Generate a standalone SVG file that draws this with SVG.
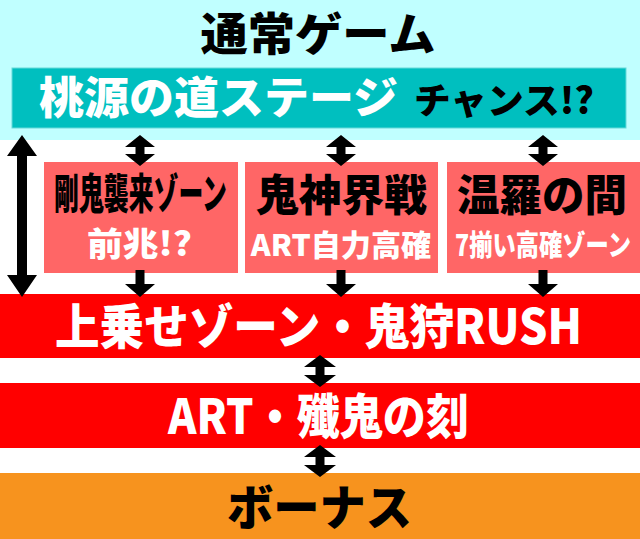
<svg xmlns="http://www.w3.org/2000/svg" width="640" height="539" viewBox="0 0 640 539">
<style>
.t{font-family:"Noto Sans CJK JP","Noto Sans",sans-serif;font-weight:900;text-anchor:middle}
.w{fill:#ffffff}
.k{fill:#000000}
.arr{fill:#000000}
</style>
<rect x="0" y="0" width="640" height="539" fill="#ffffff"/>
<g id="normal">
<rect x="0" y="0" width="640" height="140" fill="#c0ffff"/>
<text class="t k" x="318" y="51" font-size="45" textLength="235" lengthAdjust="spacingAndGlyphs">通常ゲーム</text>
</g>
<g id="togen">
<rect x="12" y="68" width="614" height="60" fill="#00bfbf" stroke="#66d9d9" stroke-width="1"/>
<text class="t w" x="218.5" y="114" font-size="44" textLength="359" lengthAdjust="spacingAndGlyphs">桃源の道ステージ</text>
<text class="t k" x="504" y="114" font-size="36" textLength="180" lengthAdjust="spacingAndGlyphs">チャンス!?</text>
</g>
<g id="gouki">
<rect x="44" y="162" width="194" height="111" fill="#ff6666"/>
<text class="t k" transform="translate(140.5,209) scale(0.6,1)" x="0" y="0" font-size="42" textLength="288" lengthAdjust="spacingAndGlyphs">剛鬼襲来ゾーン</text>
<text class="t w" x="139.5" y="256" font-size="33" textLength="105" lengthAdjust="spacingAndGlyphs">前兆!?</text>
</g>
<g id="kishin">
<rect x="245" y="162" width="193" height="111" fill="#ff6666"/>
<text class="t k" x="341.5" y="211" font-size="43" textLength="171" lengthAdjust="spacingAndGlyphs">鬼神界戦</text>
<text class="t w" transform="translate(341,256) scale(0.92,1)" x="0" y="0" font-size="30" textLength="196" lengthAdjust="spacingAndGlyphs">ART自力高確</text>
</g>
<g id="ura">
<rect x="447" y="162" width="193" height="111" fill="#ff6666"/>
<text class="t k" x="542" y="211" font-size="43" textLength="170" lengthAdjust="spacingAndGlyphs">温羅の間</text>
<text class="t w" transform="translate(543,256) scale(0.8,1)" x="0" y="0" font-size="29" textLength="220" lengthAdjust="spacingAndGlyphs">7揃い高確ゾーン</text>
</g>
<g id="rush">
<rect x="0" y="294" width="640" height="64" fill="#ff0000"/>
<text class="t w" x="318.5" y="344" font-size="48" textLength="527" lengthAdjust="spacingAndGlyphs">上乗せゾーン・鬼狩RUSH</text>
</g>
<g id="art">
<rect x="0" y="383" width="640" height="65" fill="#ff0000"/>
<text class="t w" x="318.5" y="434" font-size="48" textLength="301" lengthAdjust="spacingAndGlyphs">ART・殲鬼の刻</text>
</g>
<g id="bonus">
<rect x="0" y="473" width="640" height="66" fill="#f7931e"/>
<text class="t k" x="319.5" y="525" font-size="48" textLength="185" lengthAdjust="spacingAndGlyphs">ボーナス</text>
</g>
<g id="connectors">
<polygon class="arr" points="22,135 37,156 27,156 27,275 37,275 22,297 7,275 17,275 17,156 7,156"/>
<polygon class="arr" points="140,135 155,147 144.5,147 144.5,154 155,154 140,166 125,154 135.5,154 135.5,147 125,147"/>
<polygon class="arr" points="341,135 356,147 345.5,147 345.5,154 356,154 341,166 326,154 336.5,154 336.5,147 326,147"/>
<polygon class="arr" points="543,135 558,147 547.5,147 547.5,154 558,154 543,166 528,154 538.5,154 538.5,147 528,147"/>
<polygon class="arr" points="135.5,270 144.5,270 144.5,284 155,284 140,297 125,284 135.5,284"/>
<polygon class="arr" points="336.5,270 345.5,270 345.5,284 356,284 341,297 326,284 336.5,284"/>
<polygon class="arr" points="538.5,270 547.5,270 547.5,284 558,284 543,297 528,284 538.5,284"/>
<polygon class="arr" points="320,355 336,367 324.5,367 324.5,375 336,375 320,387 304,375 315.5,375 315.5,367 304,367"/>
<polygon class="arr" points="320,445 336,457 324.5,457 324.5,465 336,465 320,477 304,465 315.5,465 315.5,457 304,457"/>
</g>
</svg>
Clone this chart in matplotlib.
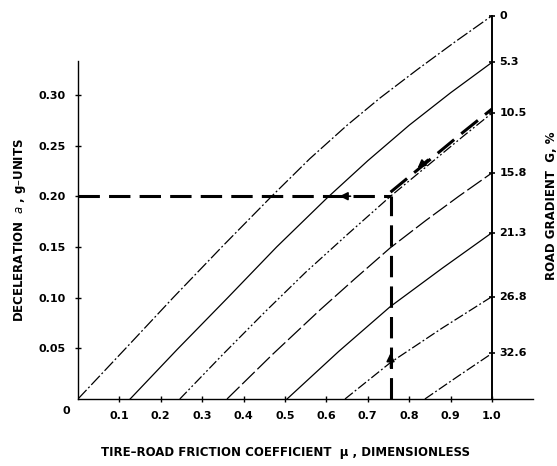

_ _ _ _ _ _ _

BRIEF: Say how many lines above hold the word "this", giving only the count.

ANSWER IN FULL: 2